Record excerpts —
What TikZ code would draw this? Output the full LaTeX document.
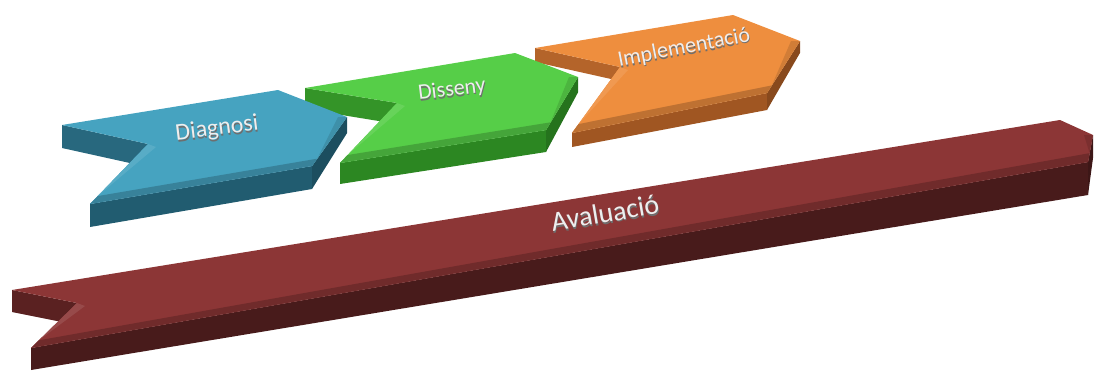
\documentclass[tikz,border=0pt]{standalone}
\usepackage{fontspec}
\setmainfont{Carlito}
\usetikzlibrary{calc}

\definecolor{diagtop}{RGB}{70,163,192}
\definecolor{diagfront}{RGB}{33,92,112}
\definecolor{diagwall}{RGB}{40,104,126}
\definecolor{distop}{RGB}{86,206,72}
\definecolor{disfront}{RGB}{44,135,34}
\definecolor{diswall}{RGB}{52,148,40}
\definecolor{impltop}{RGB}{238,142,62}
\definecolor{implfront}{RGB}{160,86,34}
\definecolor{implwall}{RGB}{180,100,42}
\definecolor{evaltop}{RGB}{140,54,54}
\definecolor{evalfront}{RGB}{72,27,27}
\definecolor{evalwall}{RGB}{90,33,33}
\definecolor{lbltext}{RGB}{238,238,238}
\definecolor{lblshade}{RGB}{110,110,110}

\newcommand\piece[6]{%
  \fill[#4] (#1-1) -- ($(#1-1)+(0,#5)$) -- ($(#1-6)+(0,#5)$) -- (#1-6) -- cycle;
  \fill[#3] (#1-5) -- (#1-4) -- ($(#1-4)+(0,#6)$) -- ($(#1-5)+(0,#5)$) -- cycle;
  \fill[#3!85!black] (#1-3) -- ($(#1-3)+(0,0.7*#6)$) -- ($(#1-4)+(0,#6)$) -- (#1-4) -- cycle;
  \fill[#2] (#1-1) -- (#1-2) -- (#1-3) -- (#1-4) -- (#1-5) -- (#1-6) -- cycle;
  \fill[#2!90!white] (#1-6) -- (#1-5) -- ($(#1-5)!11pt!(#1-6)$) -- ($(#1-6)+(8,3)$) -- cycle;
  \fill[#2!88!black] (#1-4) -- (#1-3) -- ($(#1-3)+(-9,0)$) -- ($(#1-4)!9pt!(#1-3)$) -- cycle;
  \fill[#2!80!black] (#1-5) -- (#1-4) -- ($(#1-4)!9pt!(#1-3)$) -- ($(#1-5)!11pt!(#1-6)$) -- cycle;
}
\newcommand\piecetext[6]{%
  \node[lblshade,rotate=#4,font=\fontsize{#5}{#5}\selectfont] (#1-s) at ($(#2,#3)+(0.6,1.8)$) {#6};
  \node[lbl,rotate=#4,font=\fontsize{#5}{#5}\selectfont] (#1) at (#2,#3) {#6};
}

\begin{document}
\begin{tikzpicture}[x=1pt,y=-1pt,
    lbl/.style={text=lbltext,inner sep=0pt},
    lblshade/.style={text=lblshade,inner sep=0pt}]
  \useasboundingbox (0,0) rectangle (1096,370);

  \path (535,48) coordinate (i-1) (733,15) coordinate (i-2) (800,41) coordinate (i-3)
        (767,93) coordinate (i-4) (572,133) coordinate (i-5) (620,67) coordinate (i-6);
  \path (305,88) coordinate (d-1) (515,53) coordinate (d-2) (578,77) coordinate (d-3)
        (546,130) coordinate (d-4) (340,163) coordinate (d-5) (397,103) coordinate (d-6);
  \path (62,125) coordinate (b-1) (278,90) coordinate (b-2) (347,117) coordinate (b-3)
        (312,166) coordinate (b-4) (90,204) coordinate (b-5) (148,144) coordinate (b-6);
  \path (12,290) coordinate (e-1) (1060,120) coordinate (e-2) (1093,135) coordinate (e-3)
        (1088,162) coordinate (e-4) (31,348) coordinate (e-5) (77,303) coordinate (e-6);

  \piece{i}{impltop}{implfront}{implwall}{14}{17}
  \piece{d}{distop}{disfront}{diswall}{21}{22}
  \piece{b}{diagtop}{diagfront}{diagwall}{23}{23}
  \piece{e}{evaltop}{evalfront}{evalwall}{22}{33}

  \piecetext{diag}{217}{129}{7}{24}{Diagnosi}
  \piecetext{dis}{452}{90}{7}{22}{Disseny}
  \piecetext{impl}{684}{48}{11}{22}{Implementació}
  \piecetext{eval}{605}{213}{9.5}{28}{Avaluació}
\end{tikzpicture}
\end{document}
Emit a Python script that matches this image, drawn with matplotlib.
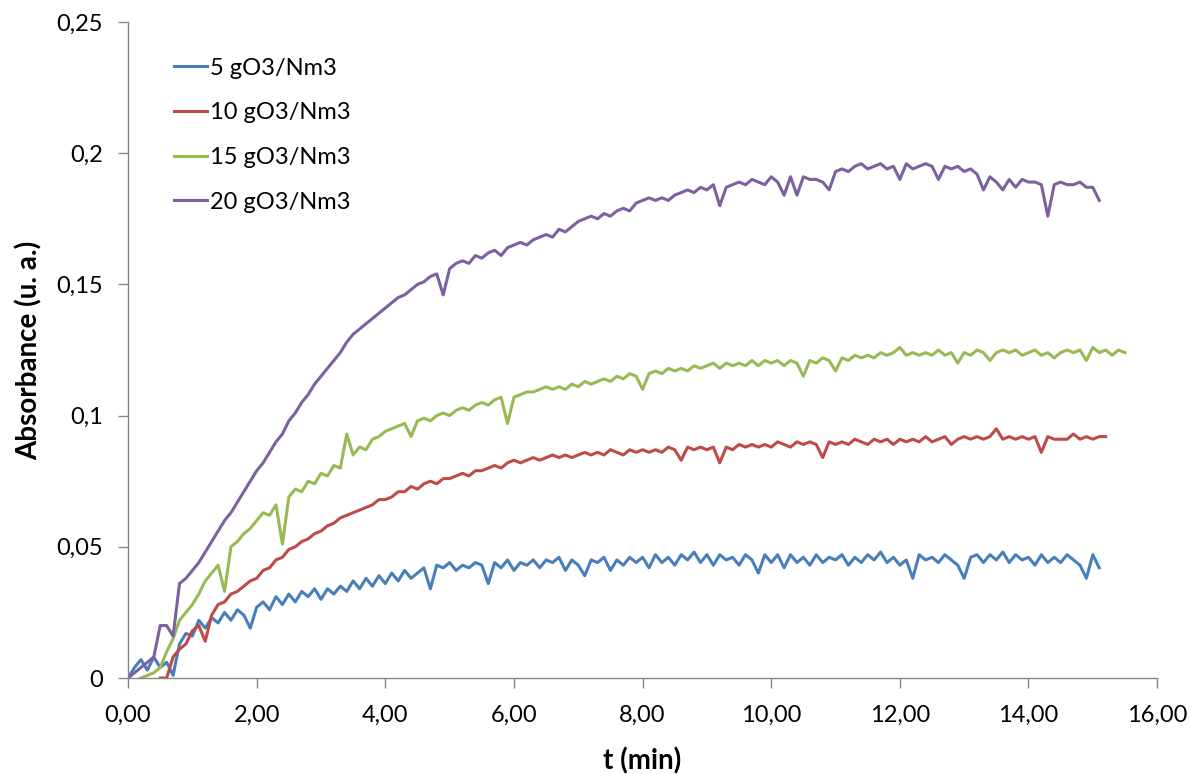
import numpy as np
import matplotlib
matplotlib.use("Agg")
import matplotlib.pyplot as plt
from matplotlib.ticker import FuncFormatter

# sampling step of the readings (min)
T_STEP = 0.1

labels = ['5 gO3/Nm3', '10 gO3/Nm3', '15 gO3/Nm3', '20 gO3/Nm3']
colors = ['#4A7EBB', '#BE4B48', '#98B954', '#7D60A0']
start_times = [0.0, 0.5, 0.2, 0.0]

# 5 gO3/Nm3, t = 0.0 .. 15.1
abs_5 = [
    0.000, 0.004, 0.007, 0.003, 0.008, 0.004, 0.006, 0.001, 0.013, 0.017,
    0.016, 0.022, 0.019, 0.023, 0.021, 0.025, 0.022, 0.026, 0.024, 0.019,
    0.027, 0.029, 0.026, 0.031, 0.028, 0.032, 0.029, 0.033, 0.031, 0.034,
    0.030, 0.034, 0.032, 0.035, 0.033, 0.037, 0.034, 0.038, 0.035, 0.039,
    0.036, 0.040, 0.037, 0.041, 0.038, 0.040, 0.042, 0.034, 0.043, 0.042,
    0.044, 0.041, 0.043, 0.042, 0.044, 0.043, 0.036, 0.044, 0.042, 0.045,
    0.041, 0.044, 0.043, 0.045, 0.042, 0.045, 0.044, 0.046, 0.041, 0.045,
    0.043, 0.039, 0.045, 0.044, 0.046, 0.041, 0.045, 0.043, 0.046, 0.044,
    0.046, 0.042, 0.047, 0.044, 0.046, 0.043, 0.047, 0.045, 0.048, 0.044,
    0.047, 0.043, 0.047, 0.045, 0.046, 0.043, 0.047, 0.045, 0.040, 0.047,
    0.044, 0.047, 0.042, 0.047, 0.044, 0.046, 0.043, 0.047, 0.044, 0.046,
    0.045, 0.047, 0.043, 0.046, 0.044, 0.047, 0.045, 0.048, 0.044, 0.046,
    0.043, 0.045, 0.038, 0.047, 0.045, 0.046, 0.044, 0.047, 0.045, 0.043,
    0.038, 0.046, 0.047, 0.044, 0.047, 0.045, 0.048, 0.044, 0.047, 0.045,
    0.046, 0.043, 0.047, 0.044, 0.046, 0.044, 0.047, 0.045, 0.043, 0.038,
    0.047, 0.042,
]

# 10 gO3/Nm3, t = 0.5 .. 15.2
abs_10 = [
    0.000, 0.000, 0.008, 0.011, 0.013, 0.018, 0.020, 0.014, 0.024, 0.028,
    0.029, 0.032, 0.033, 0.035, 0.037, 0.038, 0.041, 0.042, 0.045, 0.046,
    0.049, 0.050, 0.052, 0.053, 0.055, 0.056, 0.058, 0.059, 0.061, 0.062,
    0.063, 0.064, 0.065, 0.066, 0.068, 0.068, 0.069, 0.071, 0.071, 0.073,
    0.072, 0.074, 0.075, 0.074, 0.076, 0.076, 0.077, 0.078, 0.077, 0.079,
    0.079, 0.080, 0.081, 0.080, 0.082, 0.083, 0.082, 0.083, 0.084, 0.083,
    0.084, 0.085, 0.084, 0.085, 0.084, 0.085, 0.086, 0.085, 0.086, 0.085,
    0.087, 0.086, 0.085, 0.087, 0.086, 0.087, 0.086, 0.087, 0.086, 0.088,
    0.087, 0.083, 0.088, 0.087, 0.088, 0.087, 0.088, 0.082, 0.088, 0.087,
    0.089, 0.088, 0.089, 0.088, 0.089, 0.088, 0.090, 0.089, 0.088, 0.090,
    0.089, 0.090, 0.089, 0.084, 0.090, 0.089, 0.090, 0.089, 0.091, 0.090,
    0.089, 0.091, 0.090, 0.091, 0.089, 0.091, 0.090, 0.091, 0.090, 0.092,
    0.090, 0.091, 0.092, 0.089, 0.091, 0.092, 0.091, 0.092, 0.091, 0.092,
    0.095, 0.091, 0.092, 0.091, 0.092, 0.091, 0.092, 0.086, 0.092, 0.091,
    0.091, 0.091, 0.093, 0.091, 0.092, 0.091, 0.092, 0.092,
]

# 15 gO3/Nm3, t = 0.2 .. 15.5
abs_15 = [
    0.000, 0.001, 0.002, 0.004, 0.010, 0.015, 0.022, 0.025, 0.028, 0.032,
    0.037, 0.040, 0.043, 0.033, 0.050, 0.052, 0.055, 0.057, 0.060, 0.063,
    0.062, 0.066, 0.051, 0.069, 0.072, 0.071, 0.075, 0.074, 0.078, 0.077,
    0.081, 0.080, 0.093, 0.085, 0.088, 0.087, 0.091, 0.092, 0.094, 0.095,
    0.096, 0.097, 0.092, 0.098, 0.099, 0.098, 0.100, 0.101, 0.100, 0.102,
    0.103, 0.102, 0.104, 0.105, 0.104, 0.106, 0.107, 0.097, 0.107, 0.108,
    0.109, 0.109, 0.110, 0.111, 0.110, 0.111, 0.110, 0.112, 0.111, 0.113,
    0.112, 0.113, 0.114, 0.113, 0.115, 0.114, 0.116, 0.115, 0.110, 0.116,
    0.117, 0.116, 0.118, 0.117, 0.118, 0.117, 0.119, 0.118, 0.119, 0.120,
    0.118, 0.120, 0.119, 0.120, 0.119, 0.121, 0.119, 0.121, 0.120, 0.121,
    0.119, 0.121, 0.120, 0.115, 0.121, 0.120, 0.122, 0.121, 0.117, 0.122,
    0.121, 0.123, 0.122, 0.123, 0.122, 0.124, 0.123, 0.124, 0.126, 0.123,
    0.124, 0.123, 0.124, 0.123, 0.125, 0.123, 0.124, 0.120, 0.124, 0.123,
    0.125, 0.124, 0.121, 0.124, 0.125, 0.124, 0.125, 0.123, 0.124, 0.125,
    0.123, 0.124, 0.122, 0.124, 0.125, 0.124, 0.125, 0.121, 0.126, 0.124,
    0.125, 0.123, 0.125, 0.124,
]

# 20 gO3/Nm3, t = 0.0 .. 15.1
abs_20 = [
    0.000, 0.002, 0.004, 0.006, 0.008, 0.020, 0.020, 0.016, 0.036, 0.038,
    0.041, 0.044, 0.048, 0.052, 0.056, 0.060, 0.063, 0.067, 0.071, 0.075,
    0.079, 0.082, 0.086, 0.090, 0.093, 0.098, 0.101, 0.105, 0.108, 0.112,
    0.115, 0.118, 0.121, 0.124, 0.128, 0.131, 0.133, 0.135, 0.137, 0.139,
    0.141, 0.143, 0.145, 0.146, 0.148, 0.150, 0.151, 0.153, 0.154, 0.146,
    0.156, 0.158, 0.159, 0.158, 0.161, 0.160, 0.162, 0.163, 0.161, 0.164,
    0.165, 0.166, 0.165, 0.167, 0.168, 0.169, 0.168, 0.171, 0.170, 0.172,
    0.174, 0.175, 0.176, 0.175, 0.177, 0.176, 0.178, 0.179, 0.178, 0.181,
    0.182, 0.183, 0.182, 0.183, 0.182, 0.184, 0.185, 0.186, 0.185, 0.187,
    0.186, 0.188, 0.180, 0.187, 0.188, 0.189, 0.188, 0.190, 0.189, 0.188,
    0.191, 0.189, 0.184, 0.191, 0.184, 0.191, 0.190, 0.190, 0.189, 0.186,
    0.193, 0.194, 0.193, 0.195, 0.196, 0.194, 0.195, 0.196, 0.194, 0.195,
    0.190, 0.196, 0.194, 0.195, 0.196, 0.195, 0.190, 0.195, 0.194, 0.195,
    0.193, 0.194, 0.192, 0.186, 0.191, 0.189, 0.186, 0.190, 0.187, 0.190,
    0.189, 0.189, 0.188, 0.176, 0.188, 0.189, 0.188, 0.188, 0.189, 0.187,
    0.187, 0.182,
]

x_ticks = [0, 2, 4, 6, 8, 10, 12, 14, 16]
y_ticks = [0, 0.05, 0.1, 0.15, 0.2, 0.25]


def comma(fmt):
    return FuncFormatter(lambda v, pos: fmt(v).replace('.', ','))


def main():
    plt.rcParams['font.family'] = ['Lato', 'DejaVu Sans']
    fig = plt.figure(figsize=(11.89, 7.74), dpi=100)
    ax = fig.add_axes([0.1077, 0.124, 0.8655, 0.8476])

    series = [abs_5, abs_10, abs_15, abs_20]
    for vals, t0, lab, col in zip(series, start_times, labels, colors):
        t = t0 + T_STEP * np.arange(len(vals))
        ax.plot(t, vals, color=col, lw=2.2, label=lab, solid_joinstyle='round')

    ax.set_xlim(0, 16)
    ax.set_ylim(0, 0.25)
    ax.set_xticks(x_ticks)
    ax.set_yticks(y_ticks)
    ax.xaxis.set_major_formatter(comma(lambda v: f'{v:.2f}'))
    ax.yaxis.set_major_formatter(comma(lambda v: f'{v:g}'))

    for s in ['top', 'right']:
        ax.spines[s].set_visible(False)
    for s in ['left', 'bottom']:
        ax.spines[s].set_color('#868686')
        ax.spines[s].set_linewidth(1.0)
    ax.tick_params(axis='both', direction='out', length=7, width=1.0,
                   color='#868686', labelsize=17, labelcolor='black')
    ax.tick_params(axis='x', pad=12)
    ax.tick_params(axis='y', pad=11)

    ax.set_xlabel('t (min)', fontsize=20, fontweight='bold', labelpad=16)
    ax.set_ylabel('Absorbance (u. a.)', fontsize=20, fontweight='bold', labelpad=10)

    ax.legend(loc='upper left', bbox_to_anchor=(0.035, 0.960), frameon=False,
              fontsize=17, handlelength=1.4, handletextpad=0.15, labelspacing=1.0,
              borderaxespad=0)

    fig.savefig('out.png', dpi=100)


if __name__ == '__main__':
    main()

What you need to do — Retype only the lines above from the one with "Emit a Python" through the one with "T_STEP = 0.1", exactly and with both ends. Images stay out.

Result below —
Emit a Python script that matches this image, drawn with matplotlib.
import numpy as np
import matplotlib
matplotlib.use("Agg")
import matplotlib.pyplot as plt
from matplotlib.ticker import FuncFormatter

# sampling step of the readings (min)
T_STEP = 0.1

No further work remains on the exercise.